Some Christian programs skip Halloween entirely. Some skip birthdays. Some Jewish programs don't celebrate Christmas in any form. Some Islamic programs have a quiet day during Ramadan with adjusted snack timing. None of this is a problem — but you want to know before your 4-year-old comes home asking why everyone else got candy and they didn't.
Ask too about secular holidays: Thanksgiving, Valentine's Day, the 100th day of school. Some faith programs reframe these, some keep them, some drop them.
Inclusivity for Interfaith and Non-Religious Families
If your family doesn't share the program's faith, look for concrete signals, not warm assurances:
- A current enrollment that includes families from outside the faith
- Written policies on opting out of specific religious activities
- Staff who can describe, without flinching, how a non-Christian (or non-Jewish, or non-Muslim) child is included in a religious lesson
- No expectation that your child will pray, recite, or affirm beliefs your family doesn't hold
A program that says "all families are welcome" but has no current non-member families and can't describe accommodation in specifics is welcoming in theory only.
Staff Credentials Matter Independently of Faith
Faith doesn't substitute for early childhood training. Ask the same questions you'd ask any program:
- What credentials do lead teachers hold (CDA, associate's, bachelor's in early childhood)?
- What is the staff-to-child ratio, and does it meet your state's licensing minimums?
- How is staff trained in child development, behavior management, and emergency response?
A teacher who can quote scripture but doesn't know that biting peaks around 18 months and isn't a moral failing is going to misread a normal toddler.
Discipline and Faith Vocabulary
Religious framing shapes how staff talk about behavior. Some programs use faith concepts gently — "let's show kindness like we talked about" — and that's largely indistinguishable from secular character education. Others use shame or fear-based language tied to religious wrongdoing. That's a problem at any age, and especially for children under 5, who can't yet separate metaphor from threat.
Ask what staff say to a child who hits a peer. The answer tells you more than any handbook.
Values-Based Without Religion
If you want intentional values teaching but not religious content, secular options exist: Montessori programs with a strong character emphasis, mindfulness-based curricula, and programs explicitly built around the social-emotional learning frameworks (CASEL is the most common). These teach kindness, honesty, and self-regulation without any specific faith content.
Cost
Faith-based programs span the price range.

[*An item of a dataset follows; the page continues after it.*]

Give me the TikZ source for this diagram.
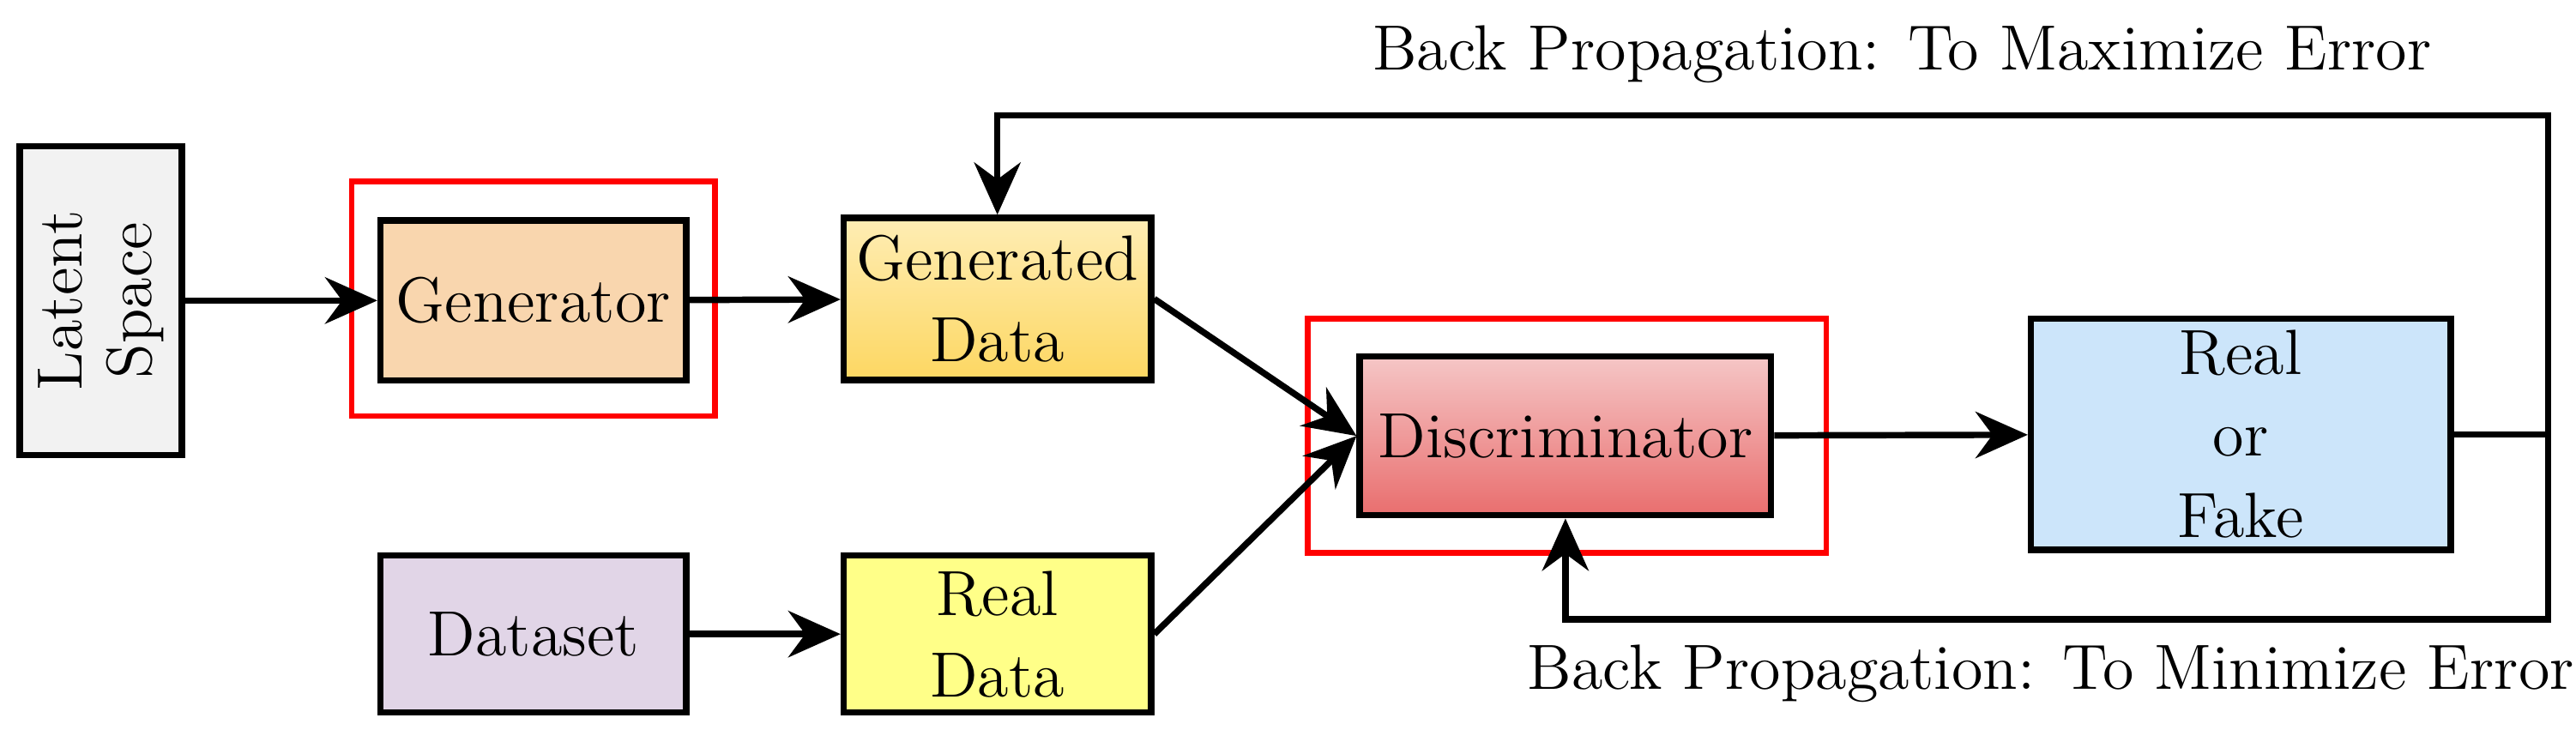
\documentclass[tikz,border=0pt]{standalone}
\usepackage{tikz}
\usetikzlibrary{arrows.meta}

\definecolor{latentgray}{HTML}{F2F2F2}
\definecolor{genpeach}{HTML}{F9D6AE}
\definecolor{gdtop}{HTML}{FEEDB4}
\definecolor{gdbot}{HTML}{FDD762}
\definecolor{distop}{HTML}{F5C6C6}
\definecolor{disbot}{HTML}{E96E6E}
\definecolor{rfblue}{HTML}{CCE5FA}
\definecolor{dslilac}{HTML}{E1D5E7}
\definecolor{rdyellow}{HTML}{FFFF88}

\tikzset{
  blk/.style={draw, line width=1.1pt, align=center, inner sep=0pt,
    font=\fontsize{11}{14}\selectfont},
  redbox/.style={draw=red, line width=1pt},
  flow/.style={line width=1.1pt, -{Stealth[length=9pt,width=8pt]}},
}

\begin{document}
\begin{tikzpicture}[x=0.01cm,y=-0.01cm]
    \useasboundingbox (0,0) rectangle (1560,449);
    % enclosing red frames
    \draw[redbox] (213,110) rectangle (433,252);
    \draw[redbox] (792,193) rectangle (1106,335);
    % blocks
    \node[blk, fill=latentgray, minimum width=0.98cm, minimum height=1.87cm] (latent) at (61,182) {};
    \node[rotate=90, align=center, font=\fontsize{11}{12}\selectfont] at (latent.center) {Latent\\Space};
    \node[blk, fill=genpeach, minimum width=1.85cm, minimum height=0.97cm] (gen) at (323,182) {Generator};
    \node[blk, top color=gdtop, bottom color=gdbot, minimum width=1.86cm, minimum height=0.98cm] (gdata) at (604,181) {Generated\\Data};
    \node[blk, top color=distop, bottom color=disbot, minimum width=2.49cm, minimum height=0.96cm] (disc) at (948,264) {Discriminator};
    \node[blk, fill=rfblue, minimum width=2.54cm, minimum height=1.40cm] (rf) at (1357,263) {Real\\or\\Fake};
    \node[blk, fill=dslilac, minimum width=1.85cm, minimum height=0.95cm] (dset) at (323,384) {Dataset};
    \node[blk, fill=rdyellow, minimum width=1.86cm, minimum height=0.95cm] (rdata) at (604,384) {Real\\Data};
    % forward flow
    \draw[flow] (latent) -- (gen);
    \draw[flow] (gen) -- (gdata);
    \draw[flow] (gdata.east) -- (disc.west);
    \draw[flow] (rdata.east) -- (disc.west);
    \draw[flow] (dset) -- (rdata);
    \draw[flow] (disc) -- (rf);
    % feedback loops
    \coordinate (turn) at (1543,263);
    \draw[flow] (rf.east) -- (turn) -- (1543,70) -| (gdata.north);
    \draw[flow] (turn) -- (1543,375) -| (disc.south);
    \node[font=\fontsize{11}{12}\selectfont] (maxlbl) at (1152,33) {Back Propagation: To Maximize Error};
    \node[font=\fontsize{11}{12}\selectfont] (minlbl) at (1242,408) {Back Propagation: To Minimize Error};
\end{tikzpicture}
\end{document}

Some are subsidized by a church or denomination and run noticeably cheaper than the local market. Others are premium private programs with religious framing. Ask about tuition, registration fees, supply fees, holiday-event costs, and whether financial aid exists for families inside or outside the faith community.
The Long View
Your child may be in this program from 12 weeks through pre-K — five years of religious framing during the period when identity and belief are most absorbent. Think about whether you'll still be comfortable when your 4-year-old comes home reciting something you don't believe, or asking why their friend's family doesn't pray.
If the program ends at pre-K, also ask how children transition to secular kindergarten. Programs experienced with this handoff prepare kids well; programs that have never sent a graduate to public school sometimes don't.
Red Flags
Step back if a program:
- Won't give specifics about daily religious practice
- Pressures your family to convert or attend services
- Uses shame, fear, or the threat of divine punishment with young children
- Speaks dismissively of families with different beliefs
- Refuses any accommodation for opting out
- Has no current non-member families and can't describe inclusion in concrete terms
Healthy faith-based programs are confident enough in their own practice to be straightforward and respectful about how it works.
Talking About It at Home
If your family's beliefs differ from the program's, your child will notice — usually around age 3, when they start comparing notes with peers. Keep it simple: different families believe different things, here's what we believe, and it's okay that your friend's family believes something else. Most kids handle this fine when the adults around them do.
Key Takeaways
Faith-based daycares vary widely — some say grace at lunch and stop there, others build the whole day around scripture. Ask exactly what religious practice looks like on a Tuesday, whether participation is required, and how the staff handles a child whose family believes something different.